Antidepressiva: die Kinder
sterben
Isabella Heuser, 51, Psychiaterin an der
Berliner Charité, über Warnungen, dass bestimmte Antidepressive
Selbstmordtendenzen bei Kindern und Jugendlichen fördern könnten
SPIEGEL: Die US-Arzneimittelbehörde FDA rät davon ab, depressive Kinder
und Jugendliche mit so genannten selektiven Serotonin-Wiederaufnahmehemmern
(SSRI) zu behandeln. Sind diese Mittel so gefährlich?
Heuser: Wir wissen, dass SSRI am Beginn der Behandlung antriebssteigernd wirken können. Erwachsene bekommen
deshalb in den ersten zwei Wochen zusätzlich zu den Antidepressive noch
dämpfende Arzneimittel. Bei den Kindern möchte man das vermeiden, weil man
ihnen diese Mittel nicht noch zusätzlich zumuten will…..
SPIEGEL: …. mit der Folge, dass sie in dieser Phase vermehrt
Selbstmordgedanken in die Tat umsetzen können?
Heuser: Man bewegt sich bei der medikamentösen Therapie von
depressiven Kindern in der Tat auf einem schmaleren Grat als bei Erwachsenen.
Doch auch eine unbehandelte oder nur mit Psychotherapie behandelte schwere
Depression birgt ein hohes Selbstmordrisiko.
SPIEGEL: In Deutschland ist keines dieser Mittel für die Behandlung
depressiver Kinder zugelassen. Warum werden sie dennoch verschrieben?

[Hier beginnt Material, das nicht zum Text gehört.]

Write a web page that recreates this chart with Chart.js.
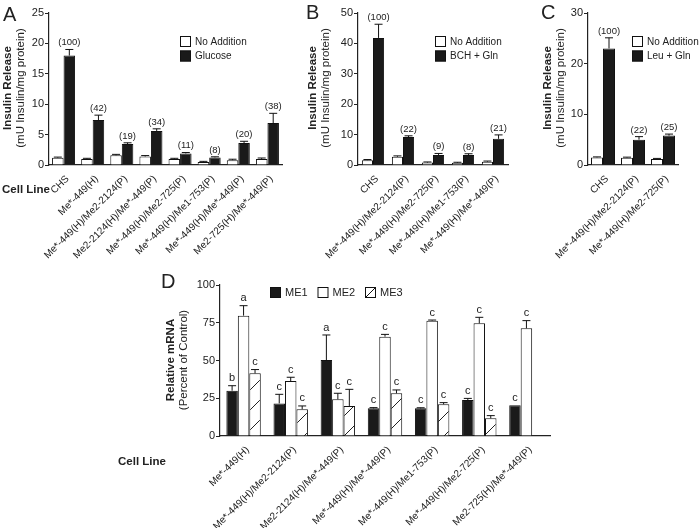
<!DOCTYPE html>
<html>
<head>
<meta charset="utf-8">
<script src="https://cdn.jsdelivr.net/npm/chart.js@4"></script>
<style>
  body { margin: 0; background: #fff; }
  #fig { position: relative; width: 700px; height: 528px; overflow: hidden;
         font-family: "Liberation Sans", Arial, sans-serif; color: #222; }
  canvas { position: absolute; }
  .txt { position: absolute; white-space: nowrap; }
  .panel { font-size: 20px; line-height: 20px; }
  .cell { font-size: 11.5px; font-weight: bold; }
  .ytitle { position: absolute; width: 180px; height: 28px; text-align: center;
            font-size: 11.5px; line-height: 13px; transform: rotate(-90deg); white-space: nowrap; }
  .ytitle b { display: block; }
</style>
</head>
<body>
<div id="fig">
  <canvas id="chartA" width="300" height="275" style="left:0;top:0"></canvas>
  <canvas id="chartB" width="225" height="275" style="left:290px;top:0"></canvas>
  <canvas id="chartC" width="180" height="275" style="left:520px;top:0"></canvas>
  <canvas id="chartD" width="420" height="258" style="left:150px;top:270px"></canvas>

  <div class="txt panel" style="left:3px;top:4px">A</div>
  <div class="txt panel" style="left:306px;top:2px">B</div>
  <div class="txt panel" style="left:541px;top:2px">C</div>
  <div class="txt panel" style="left:161px;top:271px">D</div>

  <div class="ytitle" style="left:-75px;top:74px"><b>Insulin Release</b>(mU Insulin/mg protein)</div>
  <div class="ytitle" style="left:230px;top:74px"><b>Insulin Release</b>(mU Insulin/mg protein)</div>
  <div class="ytitle" style="left:465px;top:74px"><b>Insulin Release</b>(mU Insulin/mg protein)</div>
  <div class="ytitle" style="left:88px;top:346px"><b>Relative mRNA</b>(Percent of Control)</div>

  <div class="txt cell" style="left:2px;top:183px">Cell Line</div>
  <div class="txt cell" style="left:118px;top:455px">Cell Line</div>
</div>

<script>
// ---- panel A: glucose ----
const catsA = ['CHS', 'Me*-449(H)', 'Me*-449(H)/Me2-2124(P)', 'Me2-2124(H)/Me*-449(P)',
  'Me*-449(H)/Me2-725(P)', 'Me*-449(H)/Me1-753(P)', 'Me*-449(H)/Me*-449(P)', 'Me2-725(H)/Me*-449(P)'];
const noAddA = [1.2, 1.0, 1.6, 1.4, 1.0, 0.5, 0.8, 1.0];
const noAddErrA = [0.1, 0.1, 0.15, 0.15, 0.1, 0.1, 0.15, 0.15];
const glucoseA = [18.0, 7.4, 3.45, 5.6, 1.9, 1.25, 3.6, 6.9];
const glucoseErrA = [1.0, 0.8, 0.2, 0.35, 0.15, 0.1, 0.3, 1.6];
const pctA = ['(100)', '(42)', '(19)', '(34)', '(11)', '(8)', '(20)', '(38)'];

// ---- panel B: BCH + Gln ----
const catsB = ['CHS', 'Me*-449(H)/Me2-2124(P)', 'Me*-449(H)/Me2-725(P)',
  'Me*-449(H)/Me1-753(P)', 'Me*-449(H)/Me*-449(P)'];
const noAddB = [1.6, 2.7, 0.8, 0.7, 1.1];
const noAddErrB = [0.2, 0.3, 0.2, 0.2, 0.2];
const bchB = [41.8, 9.2, 3.3, 3.3, 8.6];
const bchErrB = [4.5, 0.4, 0.5, 0.4, 1.3];
const pctB = ['(100)', '(22)', '(9)', '(8)', '(21)'];

// ---- panel C: Leu + Gln ----
const catsC = ['CHS', 'Me*-449(H)/Me2-2124(P)', 'Me*-449(H)/Me2-725(P)'];
const noAddC = [1.5, 1.45, 1.2];
const noAddErrC = [0.1, 0.1, 0.1];
const leuC = [23.0, 5.0, 5.8];
const leuErrC = [2.1, 0.6, 0.3];
const pctC = ['(100)', '(22)', '(25)'];

// ---- panel D: mRNA ----
const catsD = ['Me*-449(H)', 'Me*-449(H)/Me2-2124(P)', 'Me2-2124(H)/Me*-449(P)', 'Me*-449(H)/Me*-449(P)',
  'Me*-449(H)/Me1-753(P)', 'Me*-449(H)/Me2-725(P)', 'Me2-725(H)/Me*-449(P)'];
const me1 = [30, 21.6, 50.3, 18.3, 18.3, 23.8, 20.3];
const me1Err = [3.3, 6, 16.6, 0.5, 0.4, 1.1, 0];
const me1Sig = ['b', 'c', 'a', 'c', 'c', 'c', 'c'];
const me2 = [79.7, 36.4, 24.3, 65.8, 76.4, 74.6, 71.3];
const me2Err = [6.6, 2.5, 4, 1.5, 0.4, 4, 5.1];
const me2Sig = ['a', 'c', 'c', 'c', 'c', 'c', 'c'];
const me3 = [41.5, 17.7, 19.9, 28.3, 21, 11.7, null];
const me3Err = [2.5, 2.2, 11, 2.2, 1.1, 1.8, null];
const me3Sig = ['c', 'c', 'c', 'c', 'c', 'c', ''];

Chart.defaults.font.family = '"Liberation Sans", Arial, sans-serif';
Chart.defaults.color = '#222';

// error bars (up only) and the text over them
const extras = {
  id: 'extras',
  afterDatasetsDraw(chart, args, opts) {
    const ctx = chart.ctx;
    const yScale = chart.scales.y;
    chart.data.datasets.forEach((ds, di) => {
      const meta = chart.getDatasetMeta(di);
      meta.data.forEach((bar, i) => {
        const v = ds.data[i];
        if (v == null) return;
        const e = ds.errors ? (ds.errors[i] || 0) : 0;
        const top = yScale.getPixelForValue(v + e);
        ctx.save();
        ctx.strokeStyle = '#111';
        ctx.lineWidth = 1;
        if (e > 0) {
          ctx.beginPath();
          ctx.moveTo(bar.x, bar.y);
          ctx.lineTo(bar.x, top);
          ctx.moveTo(bar.x - 4, top);
          ctx.lineTo(bar.x + 4, top);
          ctx.stroke();
        }
        if (ds.notes && ds.notes[i]) {
          ctx.fillStyle = '#222';
          ctx.font = opts.font;
          ctx.textAlign = 'center';
          ctx.textBaseline = 'bottom';
          ctx.fillText(ds.notes[i], bar.x, top - 2);
        }
        ctx.restore();
      });
    });
  }
};

// small boxed legend placed inside the canvas
const boxLegend = {
  id: 'boxLegend',
  afterDraw(chart, args, opts) {
    const ctx = chart.ctx;
    chart.data.datasets.forEach((ds, i) => {
      const x = opts.x + opts.dx * i;
      const y = opts.y + opts.dy * i;
      ctx.save();
      ctx.fillStyle = ds.hatched ? '#fff' : ds.backgroundColor;
      ctx.fillRect(x, y, 11, 11);
      ctx.strokeStyle = '#111';
      ctx.lineWidth = 1;
      ctx.strokeRect(x + 0.5, y + 0.5, 10, 10);
      if (ds.hatched) {
        ctx.beginPath();
        ctx.moveTo(x + 1, y + 10);
        ctx.lineTo(x + 10, y + 1);
        ctx.stroke();
      }
      ctx.fillStyle = '#222';
      ctx.font = opts.font;
      ctx.textBaseline = 'middle';
      ctx.fillText(ds.label, x + 15, y + 6);
      ctx.restore();
    });
  }
};

function barChart(id, labels, datasets, o) {
  return new Chart(document.getElementById(id), {
    type: 'bar',
    data: { labels: labels, datasets: datasets },
    options: {
      responsive: false,
      animation: false,
      layout: { padding: { top: o.padTop, right: o.padRight, left: 0, bottom: 0 } },
      datasets: { bar: { categoryPercentage: o.catPct, barPercentage: 1, borderWidth: 1, borderColor: '#111' } },
      scales: {
        x: {
          grid: { display: false },
          border: { display: true, color: '#222', width: 1.2 },
          ticks: { font: { size: 10 }, minRotation: 45, maxRotation: 45, autoSkip: false,
                   padding: 0, labelOffset: 4 },
          afterFit: s => { s.height = o.xh; }
        },
        y: {
          min: 0,
          max: o.yMax,
          grid: { drawOnChartArea: false, drawTicks: true, tickLength: 4, color: '#222' },
          border: { display: true, color: '#222', width: 1.2 },
          ticks: { stepSize: o.step, font: { size: 11 }, padding: 1 },
          afterFit: s => { s.width = o.yw; }
        }
      },
      plugins: {
        legend: { display: false },
        tooltip: { enabled: false },
        boxLegend: o.legend,
        extras: { font: o.noteFont }
      }
    },
    plugins: [extras, boxLegend]
  });
}

const legFont = '10px "Liberation Sans", Arial, sans-serif';
const pctFont = '9.5px "Liberation Sans", Arial, sans-serif';

barChart('chartA', catsA, [
  { label: 'No Addition', data: noAddA, errors: noAddErrA, backgroundColor: '#fff' },
  { label: 'Glucose', data: glucoseA, errors: glucoseErrA, notes: pctA, backgroundColor: '#1a1a1a' }
], { yMax: 25, step: 5, yw: 49, xh: 110, padTop: 13, padRight: 18, catPct: 0.79,
     noteFont: pctFont, legend: { x: 180, y: 36, dx: 0, dy: 14.5, font: legFont } });

barChart('chartB', catsB, [
  { label: 'No Addition', data: noAddB, errors: noAddErrB, backgroundColor: '#fff' },
  { label: 'BCH + Gln', data: bchB, errors: bchErrB, notes: pctB, backgroundColor: '#1a1a1a' }
], { yMax: 50, step: 10, yw: 68, xh: 110, padTop: 13, padRight: 7, catPct: 0.74,
     noteFont: pctFont, legend: { x: 145, y: 36, dx: 0, dy: 14.5, font: legFont } });

barChart('chartC', catsC, [
  { label: 'No Addition', data: noAddC, errors: noAddErrC, backgroundColor: '#fff' },
  { label: 'Leu + Gln', data: leuC, errors: leuErrC, notes: pctC, backgroundColor: '#1a1a1a' }
], { yMax: 30, step: 10, yw: 68, xh: 110, padTop: 13, padRight: 22, catPct: 0.8,
     noteFont: pctFont, legend: { x: 112, y: 36, dx: 0, dy: 14.5, font: legFont } });

// diagonal hatch for ME3
const ctxD = document.getElementById('chartD').getContext('2d');
const tile = document.createElement('canvas');
tile.width = 20; tile.height = 20;
const tg = tile.getContext('2d');
tg.fillStyle = '#fff';
tg.fillRect(0, 0, 20, 20);
tg.strokeStyle = '#222';
tg.lineWidth = 1;
tg.beginPath();
tg.moveTo(0, 20); tg.lineTo(20, 0);
tg.stroke();
const hatch = ctxD.createPattern(tile, 'repeat');

barChart('chartD', catsD, [
  { label: 'ME1', data: me1, errors: me1Err, notes: me1Sig, backgroundColor: '#1a1a1a' },
  { label: 'ME2', data: me2, errors: me2Err, notes: me2Sig, backgroundColor: '#fff' },
  { label: 'ME3', data: me3, errors: me3Err, notes: me3Sig, backgroundColor: hatch, hatched: true }
], { yMax: 100, step: 25, yw: 70, xh: 92, padTop: 15, padRight: 20, catPct: 0.73,
     noteFont: '11px "Liberation Sans", Arial, sans-serif',
     legend: { x: 120, y: 17, dx: 47.5, dy: 0, font: '11px "Liberation Sans", Arial, sans-serif' } });
</script>
</body>
</html>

Heuser: Weil wir sie in verzweifelten Fällen brauchen. Sollen wir die
Kinder sterben lassen?
SPIEGEL: Die Mittel werden also weiter eingesetzt – und das, obwohl
nicht einmal ihre Wirksamkeit in dieser Altersgruppe zuverlässig belegt ist?
Heuser: Wir haben leider nur sehr unzureichende Daten über einen
Nutzen bei Kindern. Das ist ein Riesenproblem, das sich aber nur lösen ließe,
wenn man öfter den Mut hätte, Studien an Kindern und Jugendlichen zuzulassen.
SPIEGEL: Kann sich die Seele Zehnjähriger schon so verdüstern, dass
ihnen nur noch mit Psychopharmaka zu helfen ist?
Heuser: Natürlich kann sie das. Kinder haben die gleichen psychischen
Erkrankungen wie Erwachsene. Nur die Begleiterscheinungen sind anders.